NEW YORK — Retailers and carriers are preparing for an online holiday shopping surge that could tax shipping networks and lead to delivery delays.
FedEx and UPS are ramping up their holiday hiring while expanding their weekend operations and asking retailers to use their shipping network when there is more slack. And stores are pushing shoppers to buy early and are expanding services like curbside pickup to minimize the need for delivery.
For the last few years, many retailers had been using their own physical stores, in addition to their distribution centers, to fulfill online orders. But now they are designating some of those stores to handle even higher volumes. Best Buy, for example, converted space in 250 of its 1,000 stores this fall to manage online orders.
Walmart, the nation's largest retailer, announced Thursday it was taking space in 42 regional distribution centers to create "pop-up"' e-commerce distribution hubs to meet the surging demand for online orders this holiday season.
The moves come as most of the carriers have been at full shipping capacity for months as shoppers shifted their buying online during the pandemic.
"We are warmed up for what we're calling the ship-a-thon," said Brie Carere, chief marketing and communications officer at FedEx. "Like everything else in 2020, this is going to be an unprecedented peak season. We've actually seen three years of growth in e-commerce pulled forward. So we are expecting a ton of volume."
Carole B. Tome, CEO of UPS, told analysts last month she expects a "pretty peaky peak."
Amazon, which has been growing its own delivery network so it doesn't have to rely as much on UPS and the U.S. Postal Service, is nonetheless warning shoppers not to wait until the last minute to buy gifts. While the world's largest online retailer delivers more than half of its packages itself, it still relies on other carriers to get orders to shoppers.
"It's going to be tight for everyone and we will all be stretched," said Brian Olsavsky, Amazon's chief financial officer. "And it's advantageous to the customer, and probably the companies, for people to order early this year."
Satish Jindel, the president of ShipMatrix, which analyzes shipping package data, predicts 7 million packages a day could face delays from Thanksgiving to Christmas. That's because he's expecting a total shipping capacity for the industry to be 79.1 million parcels a day during the 34-day period, with 86.3 million packages looking for space.
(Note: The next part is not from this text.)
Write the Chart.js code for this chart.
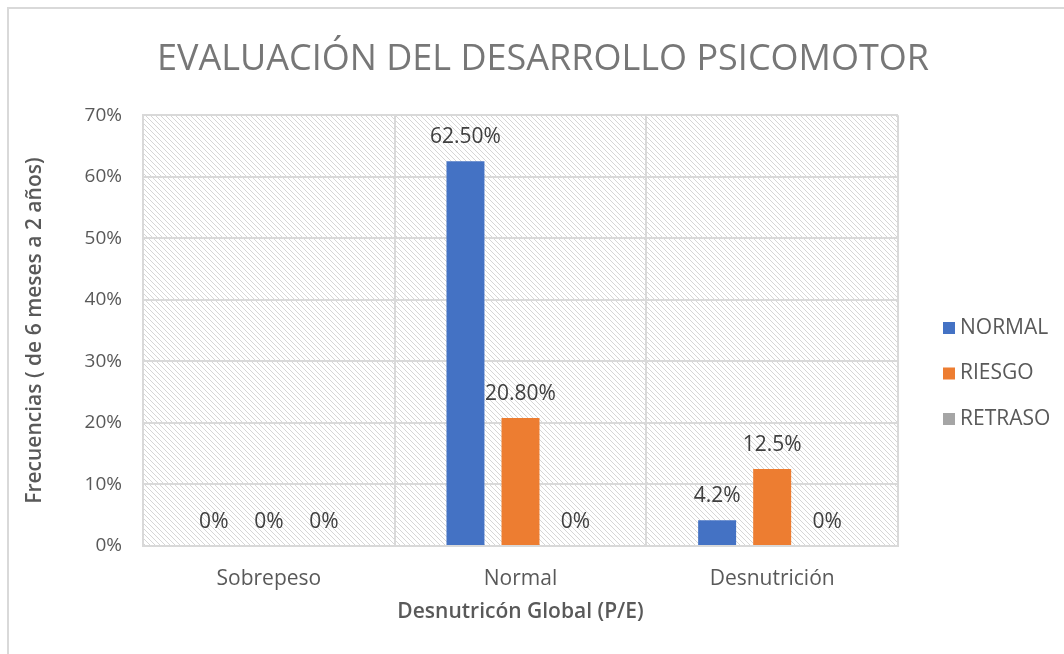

Last year, total capacity was 65.3 million packages with demand at 67.9 million packages a day.
Right now, Jindel is predicting delivery delays of one or two days for parcels.
U.S. online holiday sales are expected to shatter previous records. Adobe Analytics, which measures sales at 80 of the top 100 U.S. online retailers, predicts a total of $189 billion in online holiday sales, a 33% increase compared to last year. That's equal to two years worth of holiday e-commerce sales growth shoved into one season.
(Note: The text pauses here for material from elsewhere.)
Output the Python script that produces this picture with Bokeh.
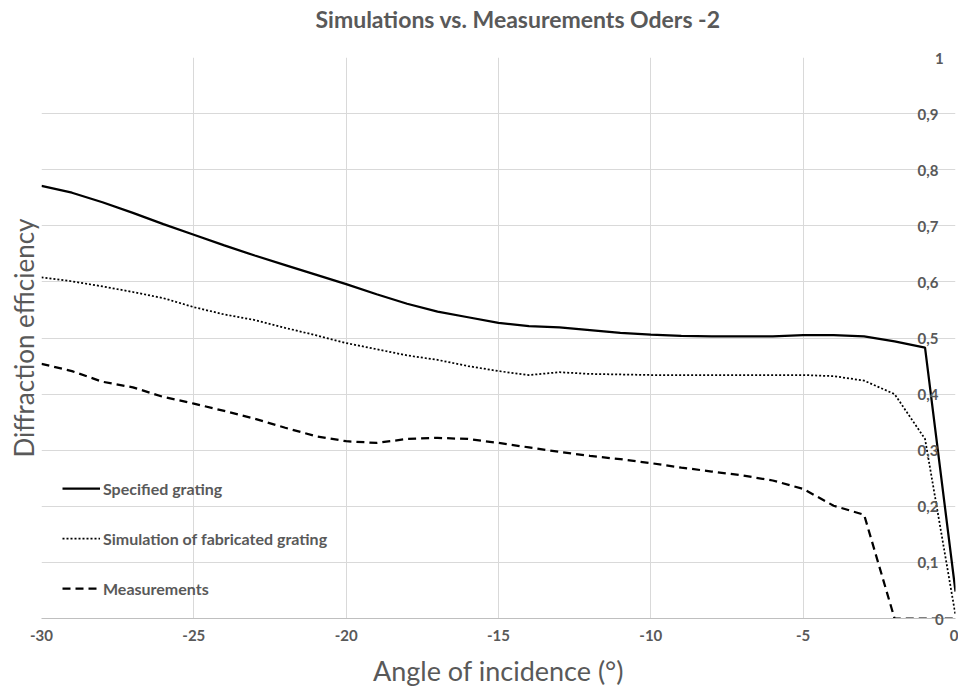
from bokeh.plotting import figure
from bokeh.models import FixedTicker, Grid, Legend, LegendItem, LinearAxis, Title
from bokeh.embed import file_html
from bokeh.resources import INLINE

angles = [-30, -29, -28, -27, -26, -25, -24, -23, -22, -21, -20, -19, -18, -17, -16,
          -15, -14, -13, -12, -11, -10, -9, -8, -7, -6, -5, -4, -3, -2, -1, 0]
specified = [0.771, 0.759, 0.742, 0.723, 0.703, 0.684, 0.665, 0.647, 0.630, 0.613, 0.596,
             0.578, 0.561, 0.547, 0.537, 0.527, 0.521, 0.519, 0.514, 0.509, 0.506, 0.504,
             0.503, 0.503, 0.503, 0.505, 0.505, 0.503, 0.494, 0.483, 0.048]
simulation = [0.608, 0.601, 0.592, 0.582, 0.571, 0.555, 0.542, 0.532, 0.518, 0.505, 0.491,
              0.480, 0.469, 0.461, 0.450, 0.441, 0.434, 0.439, 0.436, 0.435, 0.434, 0.434,
              0.434, 0.434, 0.434, 0.434, 0.432, 0.424, 0.400, 0.320, 0.006]
measurements = [0.454, 0.441, 0.422, 0.412, 0.395, 0.383, 0.370, 0.356, 0.340, 0.325, 0.316,
                0.313, 0.320, 0.322, 0.320, 0.313, 0.305, 0.297, 0.290, 0.284, 0.277, 0.269,
                0.262, 0.255, 0.246, 0.231, 0.201, 0.185, 0.0, 0.0, 0.0]

x_ticks = [-30, -25, -20, -15, -10, -5, 0]
x_tick_labels = ["-30", "-25", "-20", "-15", "-10", "-5", "0"]
y_ticks = [0, 0.1, 0.2, 0.3, 0.4, 0.5, 0.6, 0.7, 0.8, 0.9, 1.0]
y_tick_labels = ["0", "0,1", "0,2", "0,3", "0,4", "0,5", "0,6", "0,7", "0,8", "0,9", "1"]
chart_title = "Simulations vs. Measurements Oders -2"

FONT = "Lato"
GRAY = "#595959"
GRID = "#d9d9d9"
FIGSPACE = "\u2007"

p = figure(width=958, height=689, output_backend="svg", toolbar_location=None, title=None,
           x_range=(-30, 0), y_range=(0, 1), y_axis_location="left",
           min_border_left=41, min_border_right=3, min_border_top=57, min_border_bottom=69)
p.outline_line_color = None
p.background_fill_color = "white"
p.border_fill_color = "white"

# spacer panel between the frame and the title
spacer = Title(text=" ", text_font=FONT, text_font_size="14px", standoff=4)
p.add_layout(spacer, "above")
main_title = Title(text=chart_title, text_font=FONT, text_font_size="23px",
                   text_font_style="bold", text_color=GRAY, align="left",
                   offset=274, standoff=4)
p.add_layout(main_title, "above")

ax = p.xaxis[0]
ax.ticker = FixedTicker(ticks=x_ticks)
ax.major_label_overrides = {t: l for t, l in zip(x_ticks, x_tick_labels)}
ax.major_tick_line_color = None
ax.minor_tick_line_color = None
ax.axis_line_color = "#bfbfbf"
ax.major_label_text_font = FONT
ax.major_label_text_font_size = "15px"
ax.major_label_text_font_style = "bold"
ax.major_label_text_color = GRAY
ax.major_label_standoff = 5
ax.axis_label = "Angle of incidence (°)"
ax.axis_label_text_font = FONT
ax.axis_label_text_font_size = "27px"
ax.axis_label_text_font_style = "normal"
ax.axis_label_text_color = GRAY
ax.axis_label_standoff = 10

ay = p.yaxis[0]
ay.ticker = FixedTicker(ticks=[])
ay.major_tick_line_color = None
ay.minor_tick_line_color = None
ay.axis_line_color = None
ay.major_label_text_font_size = "0px"
ay.axis_label = "Diffraction efficiency"
ay.axis_label_text_font = FONT
ay.axis_label_text_font_size = "26px"
ay.axis_label_text_font_style = "normal"
ay.axis_label_text_color = GRAY
ay.axis_label_standoff = 2

# value axis on the right, labels pulled inside the plot area (right-aligned look)
ry = LinearAxis(ticker=FixedTicker(ticks=y_ticks),
                major_label_overrides={t: l.rjust(3, FIGSPACE) if len(l) == 1 else l
                                       for t, l in zip(y_ticks, y_tick_labels)},
                axis_line_color=None, major_tick_line_color=None, minor_tick_line_color=None,
                major_tick_out=0, major_tick_in=0, major_label_standoff=-38,
                major_label_text_font=FONT, major_label_text_font_size="15px",
                major_label_text_font_style="bold", major_label_text_color=GRAY)
p.add_layout(ry, "right")

p.xgrid.ticker = FixedTicker(ticks=x_ticks)
p.xgrid.grid_line_color = GRID
p.ygrid.grid_line_color = None
ygrid = Grid(dimension=1, ticker=FixedTicker(ticks=y_ticks[1:]), grid_line_color=GRID)
p.add_layout(ygrid)

r1 = p.line(angles, specified, line_color="black", line_width=2.25)
r2 = p.line(angles, simulation, line_color="black", line_width=1.75, line_dash="2 2")
r3 = p.line(angles, measurements, line_color="black", line_width=2.25, line_dash="8 5")

legend = Legend(items=[LegendItem(label="Specified grating", renderers=[r1]),
                       LegendItem(label="Simulation of fabricated grating", renderers=[r2]),
                       LegendItem(label="Measurements", renderers=[r3])],
                location=(21, 20), orientation="vertical",
                background_fill_alpha=0, border_line_color=None,
                padding=0, margin=0, spacing=30, glyph_width=38, glyph_height=20,
                label_height=20, label_standoff=3,
                label_text_font=FONT, label_text_font_size="16px",
                label_text_font_style="bold", label_text_color=GRAY)
p.add_layout(legend, "center")

open("out.html", "w").write(file_html(p, INLINE))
But even with the online surge, overall holiday sales are expected to see only modest gains compared to recent years. Consulting firm Deloitte expects total sales, including online, to rise between 1% and 1.5% during the November through January period. That's compared with a 4.1% increase last year for the November and December period, according to an analysis by the National Retail Federation. The trade group says it won't be coming out with a forecast until this month given so much uncertainty.
Retailers can't afford to upset shoppers with delayed deliveries or gifts that come after Christmas so they're stepping up their game.
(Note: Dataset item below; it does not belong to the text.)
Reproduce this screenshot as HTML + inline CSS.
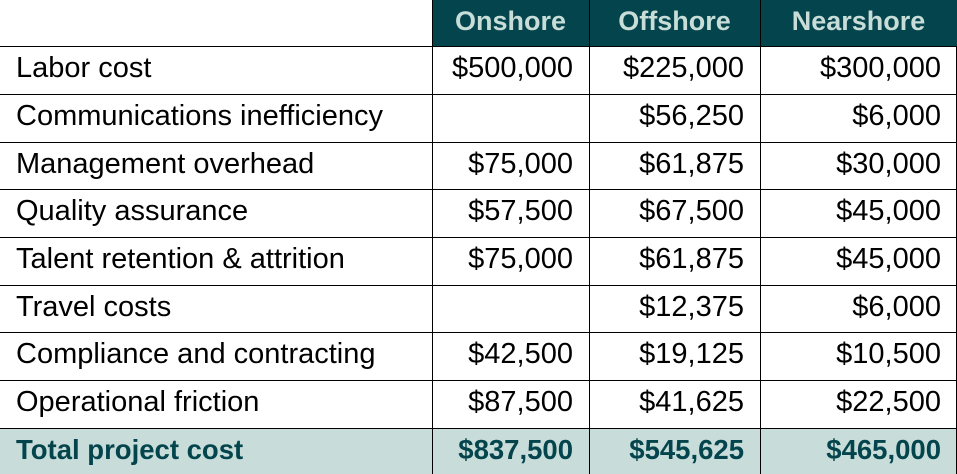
<!DOCTYPE html>
<html><head><style>
body{margin:0;width:957px;height:474px;background:#fff;position:relative;overflow:hidden;font-family:"Liberation Sans",sans-serif;}
.c{position:absolute;box-sizing:border-box;font-size:29px;color:#000;display:flex;align-items:center;white-space:nowrap;padding-bottom:3px;}
.l{padding-left:16px;}
.r{justify-content:flex-end;padding-right:16px;}
.h{background:#03444d;color:#c8ddd8;font-weight:bold;justify-content:center;font-size:27px;}
.t{background:#c8ddd9;color:#03444d;font-weight:bold;font-size:27.5px;}
.hl{position:absolute;left:0;width:957px;height:1px;background:#000;}
.vl{position:absolute;width:1px;background:#000;}
</style></head><body>
<div class="c h" style="left:432px;top:0;width:157px;height:46px">Onshore</div>
<div class="c h" style="left:589px;top:0;width:171px;height:46px">Offshore</div>
<div class="c h" style="left:760px;top:0;width:197px;height:46px">Nearshore</div>
<div id="rows"></div>
<script>
var tops=[46,94,142,189,237,285,332,380,428,474];
var data=[["Labor cost","$500,000","$225,000","$300,000"],
["Communications inefficiency","","$56,250","$6,000"],
["Management overhead","$75,000","$61,875","$30,000"],
["Quality assurance","$57,500","$67,500","$45,000"],
["Talent retention &amp; attrition","$75,000","$61,875","$45,000"],
["Travel costs","","$12,375","$6,000"],
["Compliance and contracting","$42,500","$19,125","$10,500"],
["Operational friction","$87,500","$41,625","$22,500"],
["Total project cost","$837,500","$545,625","$465,000"]];
var xs=[0,432,589,760,957],h="";
for(var i=0;i<9;i++){var y=tops[i],hh=tops[i+1]-y,t=i==8?" t":"";
for(var j=0;j<4;j++){h+='<div class="c '+(j==0?'l':'r')+t+'" style="left:'+xs[j]+'px;top:'+y+'px;width:'+(xs[j+1]-xs[j])+'px;height:'+hh+'px">'+data[i][j]+'</div>';}
h+='<div class="hl" style="top:'+y+'px"></div>';}
h+='<div class="vl" style="left:432px;top:0;height:474px"></div><div class="vl" style="left:589px;top:0;height:474px"></div><div class="vl" style="left:760px;top:0;height:474px"></div><div class="vl" style="left:956px;top:46px;height:428px"></div>';
document.getElementById("rows").innerHTML=h;
</script>
</body></html>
Kohl's says it has tens of thousands of items on its website available for curbside pickup. The retailer doubled the number of drive-up parking spaces at its store locations to support increased demand. Likewise, Target has also doubled the number of parking spaces for its drive up services, to 8,000.
Meanwhile, carriers have added holiday surcharges to certain packages, a blow to retailers already struggling with higher costs during COVID. Jindel says the U.S. Postal Service might be a good alternative for retailers now that it has gotten through the deluge of mail-in ballots during the elections. He estimates that the Postal Service's temporary surcharges mostly range from 25 cents to 40 cents per package, considerably lower than $1 to $5 per package at major carriers.
"Our network is designed to handle temporary and seasonal increases in volume and we have the ability to deliver those additional holiday packages in a timely manner," said Kimberly Frum, a spokeswoman at the U.S. Postal Service.
For the holidays, FedEx is hiring 70,000 workers, while UPS is in the throes of hiring more than 100,000 temporary employees.
Lee Spratt is the Americas CEO for DHL eCommerce Solutions, a division that specializes in processing small packages for mid- to large-size shippers. He predicts online shopping to be up to 50% higher this holiday season compared to the year-ago period. The division has already been grappling with a 40% surge in online orders since the pandemic began.
It's hiring 900 more permanent workers to its current labor force of 3,000. It also will hire 1,400 temporary workers, about the same as last year because the company is investing in more permanent workers instead.
In September and October, it also upgraded and some cases added new sorting machines in six key cities including Baltimore and Atlanta, in order to process more parcels.